Federal parliament resumes this week for 2007 and you can bet that Iraq, water, climate change, industrial relations and the federal election will be on everyone’s lips and press releases.
But there will be one issue that will stand head and shoulders above all of them: the $11 billion buyout of Qantas by a group of local and foreign investors, and a pod of 11 senior managers led by CEO, Geoff Dixon.
The release on Friday of the bidder’s statement by Australian Airline Partners, the group set up to carrying the assault, has only served to sharpen adverse comment about the deal, especially the position of the management team.
More and more it is looking like a management buyout and little else.

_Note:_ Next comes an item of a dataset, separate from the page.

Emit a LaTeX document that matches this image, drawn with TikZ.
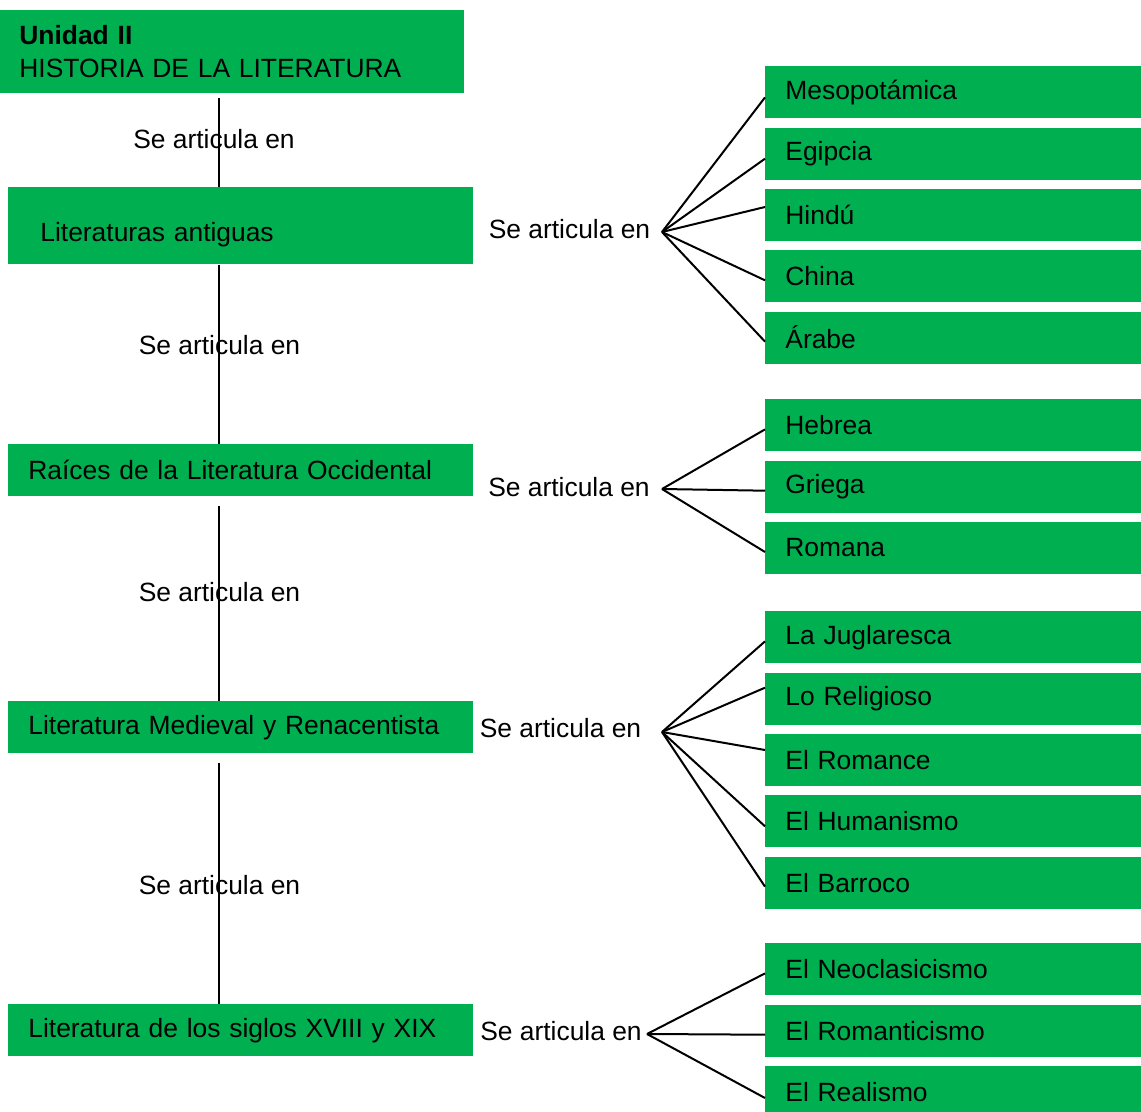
\documentclass[tikz,border=0pt]{standalone}
\usepackage{fontspec}
\setmainfont{Liberation Sans}
\usetikzlibrary{positioning}
\definecolor{verde}{RGB}{0,176,80}

\begin{document}
\begin{tikzpicture}[
        x=0.5pt, y=-0.5pt,
        node distance=4.25pt,
        every node/.style={font=\fontsize{13.2}{16.5}\selectfont},
        unidad/.style={fill=verde, anchor=north west, align=left, text width=213pt, inner xsep=9.5pt, minimum height=41.5pt},
        periodo/.style={fill=verde, anchor=north west, align=left, text width=212.5pt, inner xsep=10pt, minimum height=26pt},
        tema/.style={fill=verde, align=left, text width=168pt, inner xsep=10pt, minimum height=26pt},
        texto/.style={inner sep=0pt},
        linea/.style={draw, line width=1pt}
    ]
    \useasboundingbox (0,0) rectangle (1141,1112);

    % Top box
    \node[unidad] (titulo) at (0,10) {\textbf{Unidad II}\\HISTORIA DE LA LITERATURA};

    % Boxes in the left column
    \node[periodo, text width=200.5pt, inner xsep=16pt, minimum height=38.5pt, text height=18.6pt] (antiguas) at (8,187) {Literaturas antiguas};
    \node[periodo] (raices) at (8,444) {Raíces de la Literatura Occidental};
    \node[periodo] (medieval) at (8,701) {Literatura Medieval y Renacentista};
    \node[periodo] (siglos) at (8,1004) {Literatura de los siglos XVIII y XIX};

    % Labels on the vertical line
    \coordinate (eje) at (219,0);
    \node[texto] (art1) at (214,139) {Se articula en};
    \node[texto] (art2) at (219.5,345) {Se articula en};
    \node[texto] (art3) at (219.5,592) {Se articula en};
    \node[texto] (art4) at (219.5,885) {Se articula en};

    % Vertical line between the left boxes
    \draw[linea, shorten <=2pt] (titulo.south -| eje) -- (antiguas.north -| eje);
    \draw[linea] (antiguas.south -| eje) -- (raices.north -| eje);
    \draw[linea, shorten <=4.5pt] (raices.south -| eje) -- (medieval.north -| eje);
    \draw[linea, shorten <=4.5pt] (medieval.south -| eje) -- (siglos.north -| eje);

    % Boxes on the right
    \node[tema, anchor=north west] (meso) at (765,66) {Mesopotámica};
    \node[tema] (egipcia) [below=of meso] {Egipcia};
    \node[tema] (hindu) [below=of egipcia] {Hindú};
    \node[tema] (china) [below=of hindu] {China};
    \node[tema] (arabe) [below=of china] {Árabe};

    \node[tema, anchor=north west] (hebrea) at (765,399) {Hebrea};
    \node[tema] (griega) [below=of hebrea] {Griega};
    \node[tema] (romana) [below=of griega] {Romana};

    \node[tema, anchor=north west] (juglaresca) at (765,611) {La Juglaresca};
    \node[tema] (religioso) [below=of juglaresca] {Lo Religioso};
    \node[tema] (romance) [below=of religioso] {El Romance};
    \node[tema] (humanismo) [below=of romance] {El Humanismo};
    \node[tema] (barroco) [below=of humanismo] {El Barroco};

    \node[tema, anchor=north west] (neoclasicismo) at (765,943) {El Neoclasicismo};
    \node[tema] (romanticismo) [below=of neoclasicismo] {El Romanticismo};
    \node[tema] (realismo) [below=of romanticismo] {El Realismo};

    % Fan labels and their points
    \node[texto] (sa1) at (569.5,229) {Se articula en};
    \node[texto] (sa2) at (569,487) {Se articula en};
    \node[texto] (sa3) at (560.5,728) {Se articula en};
    \node[texto] (sa4) at (561,1031) {Se articula en};
    \coordinate (fan1) at (662,232);
    \coordinate (fan2) at (662,489);
    \coordinate (fan3) at (662,732);
    \coordinate (fan4) at (647,1034);

    % Edges from the fans
    \draw[linea] (fan1) -- ([yshift=-2.5pt]meso.west);
    \draw[linea] (fan1) -- ([yshift=-2.5pt]egipcia.west);
    \draw[linea] (fan1) -- ([yshift=4pt]hindu.west);
    \draw[linea] (fan1) -- ([yshift=-2pt]china.west);
    \draw[linea] (fan1) -- ([yshift=-2pt]arabe.west);

    \draw[linea] (fan2) -- ([yshift=-2pt]hebrea.west);
    \draw[linea] (fan2) -- ([yshift=-2pt]griega.west);
    \draw[linea] (fan2) -- ([yshift=-2pt]romana.west);

    \draw[linea] (fan3) -- ([yshift=-2pt]juglaresca.west);
    \draw[linea] (fan3) -- ([yshift=5.5pt]religioso.west);
    \draw[linea] (fan3) -- ([yshift=5pt]romance.west);
    \draw[linea] (fan3) -- ([yshift=-2.5pt]humanismo.west);
    \draw[linea] (fan3) -- ([yshift=-2pt]barroco.west);

    \draw[linea] (fan4) -- ([yshift=-2pt]neoclasicismo.west);
    \draw[linea] (fan4) -- ([yshift=-2pt]romanticismo.west);
    \draw[linea] (fan4) -- ([yshift=-3pt]realismo.west);

\end{tikzpicture}
\end{document}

The bidder’s statement revealed 11 Qantas executives would receive incentives and bonuses equal to a 5.5 per cent stake in the new company; that they would get a limited recourse no interest loan of half a billion dollars to build this stake (meaning it won’t cost anything and the loan might necessarily not have to be repaid). Their present holdings of $36 million worth of shares would be tipped into the bid as the basis for the start of their stake.
All in all it’s a highly advantageous arrangement for the management team which makes the deal smell more like an MBO rather than a LBO. It is of course a combination of that.
Federal politicians have been quick to realise this and the criticism on Friday and over the weekend of the arrangements was pointed and worrying for APA who will want as little do with Canberra as possible.
Federal Greens leader, Senator Bob Brown wants a Senate inquiry into the bid. Don’t be surprised if this becomes a happing thing: it’s an easy way for the Prime Minister and Peter Costello to have an inquiry without their fingerprints on it.
One MP who is critical is Sydney Federal Liberal member Bruce Baird whose electorate just south of Sydney Airport contains an estimated 4500 Qantas employees.
Mr. Baird said on Friday he would be raising the issue with fellow coalition MPs this week.
Another who is critical and has been since the deal was announced late last year is Queensland National Party Senator, Barnaby Joyce.
He said on Friday that the executives who would take on the bonus to resign, claiming that they wouldn’t be impartial.
“As soon as they accept that, they are no longer impartial in the process and should step down from any executive position,” Senator Joyce reportedly said.
And yesterday Federal Labor bought into the situation, sensing a chance to embarrass the government.
The ALP said the private equity consortium seeking to buy Qantas should submit details of its bid to the Foreign Investment Review Board (FIRB).
Labor’s treasury spokesman Wayne Swan called for Treasurer Costello to encourage the consortium to seek such a referral.
Mr. Swan However acknowledged his opportunism when admitting in a statement that the Airline Partners Australia’s bid for Qantas was structured to meet the requirements of the Qantas Sale Act, the Airports Act and the Foreign Acquisition Takeovers Act.
And last night APA said it would make a voluntary referral to FIRB.
Inflaming the issue for many sceptical of the deal is the presence of 11 of the QAN executive team in the bid, led by CEO Dixon and the airline’s chief finance officer Peter Gregg.
Mr. Dixon has said he would donate a personal windfall of up to $60 million from the takeover to indigenous charities. But in the meantime he would be entitled to a base salary of $2 million a year and bonuses of up to another $4 billion.
APA will put aside more than $160 million to fund executive incentive schemes over the next five years and executives will be able to buy shares at a strike price of $5.60 if they stay with the company or achieve performance goals set by the consortium.
Other executives in line for rewards include the airline’s executive general manager John Borghetti, the head of maintenance David Cox and general counsel Brett Johnson.
Qantas shares rose 2 c to $5.39 on Friday.
While they were being generous to the management team APA was blunt in spelling out “no more” to shareholders: the $5.60- a share offer is final.
The group plan a $10 billion re-equipment program (much of which was put in place by the existing board and management) and will keep a ‘kitty’ of up to $2 billion in cash and liquid investments to help in the event of an industry turn down.
The group kept talking about the long term but that’s a misnomer: its a three to five year timeline for this deal from this year and the pot of gold for APA and managers will only come when the airline is refloated somewhere along that timeline.
Sounds a bit like a pump and dump scenario except the airline will be unlisted while its being ‘pumped’.
A point to keep in mind in Canberra is that the Qantas deal has become entangled in the still present leadership tensions of Mr. Howard and Mr. Costello: Costello is the responsible minister but Howard runs the Government.